== Set task ==
Return the lines below that carry the word "diagram".

Start Material to process

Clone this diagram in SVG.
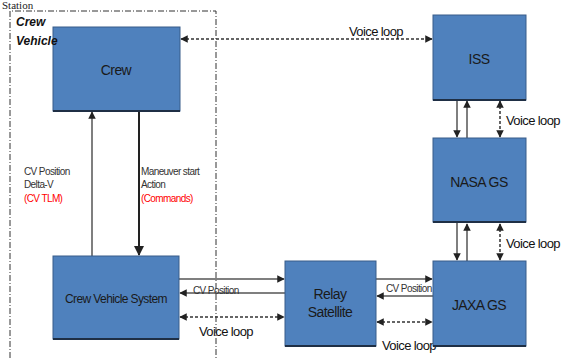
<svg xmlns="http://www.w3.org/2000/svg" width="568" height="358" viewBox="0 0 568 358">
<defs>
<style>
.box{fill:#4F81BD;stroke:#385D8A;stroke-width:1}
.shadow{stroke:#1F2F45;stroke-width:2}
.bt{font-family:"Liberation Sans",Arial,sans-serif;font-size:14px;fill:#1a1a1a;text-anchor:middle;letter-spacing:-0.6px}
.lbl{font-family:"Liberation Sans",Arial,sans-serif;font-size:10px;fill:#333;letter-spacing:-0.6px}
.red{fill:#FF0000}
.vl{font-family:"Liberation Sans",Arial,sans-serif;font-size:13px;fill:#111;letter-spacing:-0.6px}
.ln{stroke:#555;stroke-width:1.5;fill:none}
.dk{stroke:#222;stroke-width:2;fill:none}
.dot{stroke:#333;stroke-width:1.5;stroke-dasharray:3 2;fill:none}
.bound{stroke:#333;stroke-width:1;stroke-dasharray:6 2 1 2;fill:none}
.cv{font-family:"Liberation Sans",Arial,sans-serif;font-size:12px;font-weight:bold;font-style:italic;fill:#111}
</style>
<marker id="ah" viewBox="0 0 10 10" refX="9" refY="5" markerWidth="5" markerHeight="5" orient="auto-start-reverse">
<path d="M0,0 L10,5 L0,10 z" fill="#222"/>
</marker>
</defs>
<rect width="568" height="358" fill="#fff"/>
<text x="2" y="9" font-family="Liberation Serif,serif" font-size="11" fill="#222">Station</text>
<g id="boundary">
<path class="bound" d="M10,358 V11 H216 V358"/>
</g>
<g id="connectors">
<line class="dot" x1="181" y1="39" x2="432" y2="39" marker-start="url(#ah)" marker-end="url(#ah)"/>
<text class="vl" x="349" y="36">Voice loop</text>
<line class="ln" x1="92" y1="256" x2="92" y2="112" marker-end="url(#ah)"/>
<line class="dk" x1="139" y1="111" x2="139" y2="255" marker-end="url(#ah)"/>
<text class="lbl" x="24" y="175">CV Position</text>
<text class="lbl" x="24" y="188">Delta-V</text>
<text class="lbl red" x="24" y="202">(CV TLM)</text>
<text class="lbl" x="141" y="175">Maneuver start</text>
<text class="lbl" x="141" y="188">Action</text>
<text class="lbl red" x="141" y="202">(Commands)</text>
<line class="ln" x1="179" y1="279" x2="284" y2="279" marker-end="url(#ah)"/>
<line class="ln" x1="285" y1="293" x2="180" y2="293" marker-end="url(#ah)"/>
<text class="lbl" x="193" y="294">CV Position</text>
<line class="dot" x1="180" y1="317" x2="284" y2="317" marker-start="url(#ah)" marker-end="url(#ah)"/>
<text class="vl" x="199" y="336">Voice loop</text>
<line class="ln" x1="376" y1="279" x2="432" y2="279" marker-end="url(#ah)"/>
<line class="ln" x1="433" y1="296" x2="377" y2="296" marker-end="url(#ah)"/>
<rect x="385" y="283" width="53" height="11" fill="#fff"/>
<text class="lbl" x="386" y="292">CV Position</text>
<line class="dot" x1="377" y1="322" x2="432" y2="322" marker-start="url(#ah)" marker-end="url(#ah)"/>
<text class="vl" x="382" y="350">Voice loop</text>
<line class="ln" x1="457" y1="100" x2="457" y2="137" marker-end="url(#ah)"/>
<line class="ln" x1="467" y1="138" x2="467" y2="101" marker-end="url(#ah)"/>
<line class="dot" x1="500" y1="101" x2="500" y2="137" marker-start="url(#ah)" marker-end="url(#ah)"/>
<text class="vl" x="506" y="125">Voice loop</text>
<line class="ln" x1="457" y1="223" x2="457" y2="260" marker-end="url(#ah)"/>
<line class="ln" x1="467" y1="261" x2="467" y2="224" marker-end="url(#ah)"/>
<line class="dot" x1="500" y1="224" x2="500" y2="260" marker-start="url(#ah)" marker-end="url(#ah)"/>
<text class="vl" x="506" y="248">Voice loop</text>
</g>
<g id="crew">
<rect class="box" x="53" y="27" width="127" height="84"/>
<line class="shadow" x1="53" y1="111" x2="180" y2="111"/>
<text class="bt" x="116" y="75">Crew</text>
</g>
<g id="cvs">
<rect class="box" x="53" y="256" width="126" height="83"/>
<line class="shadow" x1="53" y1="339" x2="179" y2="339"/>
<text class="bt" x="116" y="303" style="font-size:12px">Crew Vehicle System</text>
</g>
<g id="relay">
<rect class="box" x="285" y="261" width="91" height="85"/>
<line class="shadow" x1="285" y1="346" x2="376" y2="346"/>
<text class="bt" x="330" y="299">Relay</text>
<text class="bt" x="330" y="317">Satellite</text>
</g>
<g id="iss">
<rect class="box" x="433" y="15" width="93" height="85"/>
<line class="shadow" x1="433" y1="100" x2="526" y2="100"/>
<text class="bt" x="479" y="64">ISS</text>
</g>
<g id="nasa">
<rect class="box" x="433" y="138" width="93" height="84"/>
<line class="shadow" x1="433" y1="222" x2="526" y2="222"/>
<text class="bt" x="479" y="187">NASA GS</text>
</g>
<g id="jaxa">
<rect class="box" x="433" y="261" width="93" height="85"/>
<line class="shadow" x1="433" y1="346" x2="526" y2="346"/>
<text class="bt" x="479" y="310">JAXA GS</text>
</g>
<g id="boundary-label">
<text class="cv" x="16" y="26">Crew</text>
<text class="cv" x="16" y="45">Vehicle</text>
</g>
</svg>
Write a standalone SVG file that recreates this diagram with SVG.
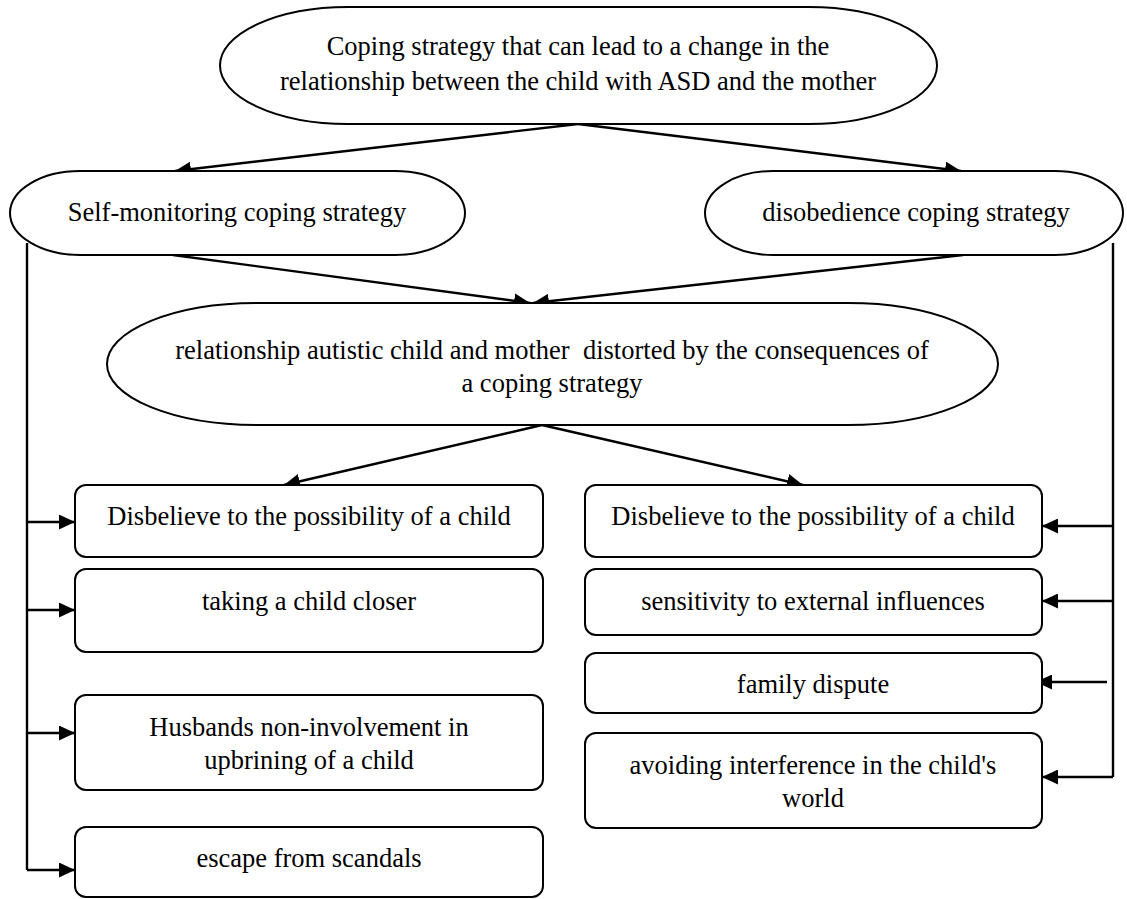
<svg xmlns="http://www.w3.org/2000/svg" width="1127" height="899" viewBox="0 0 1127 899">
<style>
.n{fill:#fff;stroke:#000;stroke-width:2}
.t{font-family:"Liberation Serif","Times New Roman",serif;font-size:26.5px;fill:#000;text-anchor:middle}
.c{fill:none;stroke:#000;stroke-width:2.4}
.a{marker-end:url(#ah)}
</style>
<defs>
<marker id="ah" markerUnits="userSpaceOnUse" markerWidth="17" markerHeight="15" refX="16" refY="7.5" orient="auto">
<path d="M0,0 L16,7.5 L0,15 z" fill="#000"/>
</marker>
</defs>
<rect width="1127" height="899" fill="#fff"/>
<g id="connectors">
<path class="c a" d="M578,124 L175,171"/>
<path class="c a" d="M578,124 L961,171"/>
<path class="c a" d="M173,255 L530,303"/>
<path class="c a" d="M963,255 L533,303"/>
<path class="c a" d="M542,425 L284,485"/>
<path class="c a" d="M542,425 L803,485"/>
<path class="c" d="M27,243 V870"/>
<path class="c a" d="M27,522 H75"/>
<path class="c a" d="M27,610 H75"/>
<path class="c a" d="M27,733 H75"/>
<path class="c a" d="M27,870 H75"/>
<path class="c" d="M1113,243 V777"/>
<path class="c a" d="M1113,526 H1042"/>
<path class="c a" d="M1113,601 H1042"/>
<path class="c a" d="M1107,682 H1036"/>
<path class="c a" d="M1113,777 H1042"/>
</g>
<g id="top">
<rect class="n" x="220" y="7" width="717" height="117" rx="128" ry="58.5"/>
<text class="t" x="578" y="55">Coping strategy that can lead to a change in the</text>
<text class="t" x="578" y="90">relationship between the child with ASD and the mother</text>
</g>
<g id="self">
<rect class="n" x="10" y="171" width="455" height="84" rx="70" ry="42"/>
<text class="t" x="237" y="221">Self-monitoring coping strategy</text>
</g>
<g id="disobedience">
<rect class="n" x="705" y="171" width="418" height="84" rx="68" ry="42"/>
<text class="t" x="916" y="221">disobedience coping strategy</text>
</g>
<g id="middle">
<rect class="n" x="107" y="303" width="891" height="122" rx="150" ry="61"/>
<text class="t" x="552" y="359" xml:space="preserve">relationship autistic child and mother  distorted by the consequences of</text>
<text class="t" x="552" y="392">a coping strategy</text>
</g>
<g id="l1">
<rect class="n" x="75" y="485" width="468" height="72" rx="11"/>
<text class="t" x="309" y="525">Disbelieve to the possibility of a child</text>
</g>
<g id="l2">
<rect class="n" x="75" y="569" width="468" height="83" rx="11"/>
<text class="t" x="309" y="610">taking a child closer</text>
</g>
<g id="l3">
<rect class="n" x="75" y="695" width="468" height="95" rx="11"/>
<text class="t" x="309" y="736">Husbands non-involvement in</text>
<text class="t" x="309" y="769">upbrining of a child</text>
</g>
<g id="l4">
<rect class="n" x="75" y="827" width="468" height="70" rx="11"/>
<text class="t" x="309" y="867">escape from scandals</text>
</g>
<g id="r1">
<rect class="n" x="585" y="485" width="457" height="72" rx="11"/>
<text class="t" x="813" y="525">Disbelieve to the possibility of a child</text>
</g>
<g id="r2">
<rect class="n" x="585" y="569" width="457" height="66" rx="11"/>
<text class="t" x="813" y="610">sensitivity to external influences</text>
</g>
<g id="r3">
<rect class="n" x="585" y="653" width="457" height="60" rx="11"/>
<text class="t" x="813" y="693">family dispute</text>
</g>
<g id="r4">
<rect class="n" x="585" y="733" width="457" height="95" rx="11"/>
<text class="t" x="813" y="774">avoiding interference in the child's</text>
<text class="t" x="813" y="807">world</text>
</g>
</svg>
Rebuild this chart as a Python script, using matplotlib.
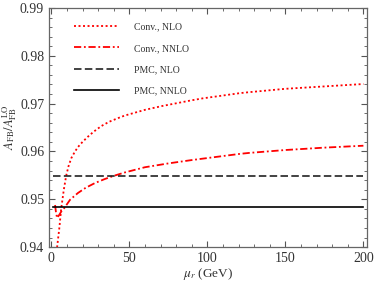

End Material to process

== Result for this exercise ==
Clone this diagram in SVG.
Write a standalone SVG file that recreates this diagram with SVG.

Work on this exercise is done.